韓国・朴槿恵大統領の「影の実力者」は、次期冬季オリンピックの組織委員長もクビにした?

本人は「90%正しい」。
Protesters wearing cut-out of South Korean President Park Geun-hye (R) and Choi Soon-sil attend a protest denouncing President Park Geun-hye over a recent influence-peddling scandal in central Seoul, South Korea, October 27, 2016. REUTERS/Kim Hong-Ji
Protesters wearing cut-out of South Korean President Park Geun-hye (R) and Choi Soon-sil attend a protest denouncing President Park Geun-hye over a recent influence-peddling scandal in central Seoul, South Korea, October 27, 2016. REUTERS/Kim Hong-Ji
Kim Hong-Ji / Reuters

韓国大統領を操る「影の実力者」と呼ばれる女性は、次期冬季オリンピックの組織委員長の人事まで影響力を及ぼしていたという証言が出た。

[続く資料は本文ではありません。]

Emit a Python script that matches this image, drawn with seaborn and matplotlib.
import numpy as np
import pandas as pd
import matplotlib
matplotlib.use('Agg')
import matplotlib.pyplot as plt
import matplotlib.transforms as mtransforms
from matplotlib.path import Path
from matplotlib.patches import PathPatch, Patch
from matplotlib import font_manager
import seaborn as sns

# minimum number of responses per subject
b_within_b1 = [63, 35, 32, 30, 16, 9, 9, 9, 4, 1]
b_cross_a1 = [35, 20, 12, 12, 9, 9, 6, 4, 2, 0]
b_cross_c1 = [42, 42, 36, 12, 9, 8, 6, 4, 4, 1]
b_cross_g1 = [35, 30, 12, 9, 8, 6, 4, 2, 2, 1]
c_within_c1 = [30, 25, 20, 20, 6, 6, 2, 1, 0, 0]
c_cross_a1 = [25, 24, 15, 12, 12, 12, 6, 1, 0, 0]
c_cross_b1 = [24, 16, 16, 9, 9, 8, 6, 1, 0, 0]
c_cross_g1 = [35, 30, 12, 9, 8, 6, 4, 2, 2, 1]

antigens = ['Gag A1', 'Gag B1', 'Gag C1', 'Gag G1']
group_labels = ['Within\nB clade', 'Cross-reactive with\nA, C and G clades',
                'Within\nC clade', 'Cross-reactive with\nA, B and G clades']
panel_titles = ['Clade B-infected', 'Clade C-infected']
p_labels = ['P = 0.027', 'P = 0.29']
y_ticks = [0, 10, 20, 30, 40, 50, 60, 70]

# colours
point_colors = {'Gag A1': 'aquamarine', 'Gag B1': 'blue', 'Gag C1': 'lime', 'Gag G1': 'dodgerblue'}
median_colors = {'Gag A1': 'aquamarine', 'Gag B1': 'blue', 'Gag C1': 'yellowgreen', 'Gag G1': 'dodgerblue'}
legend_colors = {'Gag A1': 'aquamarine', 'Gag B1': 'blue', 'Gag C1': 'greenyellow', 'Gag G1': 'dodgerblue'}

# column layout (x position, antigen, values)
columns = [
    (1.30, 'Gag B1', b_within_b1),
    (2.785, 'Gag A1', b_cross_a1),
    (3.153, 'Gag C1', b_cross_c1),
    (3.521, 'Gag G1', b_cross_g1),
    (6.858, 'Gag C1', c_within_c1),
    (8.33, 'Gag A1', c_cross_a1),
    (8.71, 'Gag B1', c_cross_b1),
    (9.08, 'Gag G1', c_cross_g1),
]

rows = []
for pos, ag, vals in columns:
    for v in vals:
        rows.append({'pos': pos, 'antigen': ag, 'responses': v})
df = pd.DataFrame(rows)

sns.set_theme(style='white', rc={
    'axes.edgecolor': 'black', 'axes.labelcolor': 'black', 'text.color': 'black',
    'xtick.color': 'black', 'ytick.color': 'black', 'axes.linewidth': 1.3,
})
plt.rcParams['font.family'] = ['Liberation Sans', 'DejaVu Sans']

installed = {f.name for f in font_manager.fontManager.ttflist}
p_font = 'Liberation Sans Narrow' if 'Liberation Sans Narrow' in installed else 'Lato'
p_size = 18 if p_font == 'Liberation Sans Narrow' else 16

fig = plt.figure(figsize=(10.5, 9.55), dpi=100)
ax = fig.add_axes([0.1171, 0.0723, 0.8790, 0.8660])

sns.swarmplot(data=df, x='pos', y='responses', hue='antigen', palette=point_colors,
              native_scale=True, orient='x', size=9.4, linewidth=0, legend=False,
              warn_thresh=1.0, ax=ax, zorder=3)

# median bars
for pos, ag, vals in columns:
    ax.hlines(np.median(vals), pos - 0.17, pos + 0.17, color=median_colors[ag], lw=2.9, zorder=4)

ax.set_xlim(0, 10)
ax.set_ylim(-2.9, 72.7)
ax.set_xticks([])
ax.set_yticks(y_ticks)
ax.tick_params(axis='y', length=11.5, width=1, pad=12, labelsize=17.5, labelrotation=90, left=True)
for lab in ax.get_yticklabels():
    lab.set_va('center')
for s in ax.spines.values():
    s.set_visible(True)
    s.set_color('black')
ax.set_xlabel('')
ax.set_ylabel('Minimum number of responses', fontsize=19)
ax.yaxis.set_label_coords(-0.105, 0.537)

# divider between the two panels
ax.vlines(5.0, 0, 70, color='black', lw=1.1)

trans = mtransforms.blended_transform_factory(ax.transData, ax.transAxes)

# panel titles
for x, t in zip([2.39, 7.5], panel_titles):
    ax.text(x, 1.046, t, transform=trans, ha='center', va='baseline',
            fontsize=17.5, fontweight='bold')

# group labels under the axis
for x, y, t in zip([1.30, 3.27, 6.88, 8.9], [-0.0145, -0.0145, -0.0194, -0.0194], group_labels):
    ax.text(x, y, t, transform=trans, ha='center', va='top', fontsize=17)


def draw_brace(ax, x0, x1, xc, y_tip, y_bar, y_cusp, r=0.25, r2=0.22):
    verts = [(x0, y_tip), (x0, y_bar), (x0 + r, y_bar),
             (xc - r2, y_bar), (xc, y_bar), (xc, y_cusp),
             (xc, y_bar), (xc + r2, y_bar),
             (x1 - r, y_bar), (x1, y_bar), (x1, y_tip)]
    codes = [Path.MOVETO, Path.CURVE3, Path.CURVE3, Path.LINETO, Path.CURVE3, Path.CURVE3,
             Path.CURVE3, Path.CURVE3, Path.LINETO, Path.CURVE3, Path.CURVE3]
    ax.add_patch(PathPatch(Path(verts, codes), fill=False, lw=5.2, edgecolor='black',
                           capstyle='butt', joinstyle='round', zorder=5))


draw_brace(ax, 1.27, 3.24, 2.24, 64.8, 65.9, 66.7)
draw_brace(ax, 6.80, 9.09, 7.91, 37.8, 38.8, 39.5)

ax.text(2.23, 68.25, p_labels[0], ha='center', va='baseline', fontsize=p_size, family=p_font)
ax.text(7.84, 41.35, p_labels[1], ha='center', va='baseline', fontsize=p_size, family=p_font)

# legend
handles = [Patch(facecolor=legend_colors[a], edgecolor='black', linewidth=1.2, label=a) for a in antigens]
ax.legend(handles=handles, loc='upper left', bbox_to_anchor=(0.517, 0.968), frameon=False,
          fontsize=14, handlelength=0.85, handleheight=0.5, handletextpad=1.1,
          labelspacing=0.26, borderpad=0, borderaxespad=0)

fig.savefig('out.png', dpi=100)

大韓航空などを傘下におさめる趙亮鎬(チョ・ヤンホ)韓進グループ会長が、2018年の平昌冬季オリンピック大会組織委員長を突然辞任した背景に、朴槿恵大統領の「影の実力者」と呼ばれた知人女性、崔順実(チェ・スンシル)容疑者との確執があったと報じられた。この報道を趙会長は「90%正しい」と話した。NEWS1が3日、報道した。

11月2日、京郷新聞は「数億ウォン台の利権が絡むどんぶり勘定式事業予算」を拒否し、政権の「実力者」ににらまれた趙会長が、最終的に金鍾徳(キム・ジョンドク)文化体育観光相(当時)によって辞任圧力を受けたという関係者の証言を報道した。

「記事に全部書かれているが、記事に書かれたことは90%正しい」と、趙会長は発言した。

趙会長はこの日午後、大韓航空の社屋でNEWS1の記者と会い、文化体育観光相からの辞任圧力についての質問に「そのような話は聞くな」として「終わったことについて何を聞くんだ?」と不満を示した。(中略)また、趙会長は「影の実力者」崔順実容疑者が所有する会社「ブルーK」と業務提携していたスイスの建設会社ヌスリ(Nussli)が、平昌オリンピックの施設の入札に参加することに反対の立場を明らかにし、崔氏からにらまれたという疑惑も持ち上がっている。(NEWS1、11月3日)

趙亮鎬(チョ・ヤンホ)韓進グループ会長

韓進グループは、大韓航空や、経営破綻した韓進海運などを傘下に収める韓国の大手財閥。「ナッツリターン」で話題になった大韓航空の趙顕娥(チョ・ヒョナ)元副社長は趙会長の娘だ。

趙会長は、2018年平昌冬季オリンピックの大会組織委員長を務めていたが、2016年5月に「韓進グループの経営再建に専念する」として突然、辞任。「政府との不和」も噂されていた

崔順実容疑者と趙会長の確執は、さらに奥が深い。韓国1位の海運会社で、2位の現代商船に比べて事業再建の可能性が高いと言われていた韓進海運が経営破綻に追い込まれたのも、崔順実容疑者と関係が深いと言われる「ミル文化財団」に韓進グループが寄付した10億ウォンが、他の財閥より少なかったからだも言われている。

国内1位の海運会社にもかかわらず、政府による構造調整の犠牲となって経営破綻に追い込まれた韓進海運。世界的に海運業が不況の中、国内2位の現代商船とともに経営危機に陥ったが、結果的に政府が救済したのは現代商船だけだった。

先月の国政監査で「共に民主党」のパク・ヨンソン議員は、「10億ウォンをミル財団に寄付した韓進海運が法廷管理になったのは、寄付額が少なかったからだという見方がある」と述べた。財閥のランクとしては韓進グループよりも低いLS(15億ウォン)、CJ(13億ウォン)、斗山(11億ウォン)よりも少なかく「不敬罪に問われた」という推測だ。(中央日報、11月3日)

「原則」を強調した構造調整をするとして韓進海運を破綻処理し、6兆ウォン以上の国費を投入する海運産業の競争力強化案を発表するなど、つじつまが合わない政府の施策を見ると、「影の実力者」の介入疑惑がささやかれるのも無理はない。崔順実容疑者は、どこまでその根を下ろしていたのか。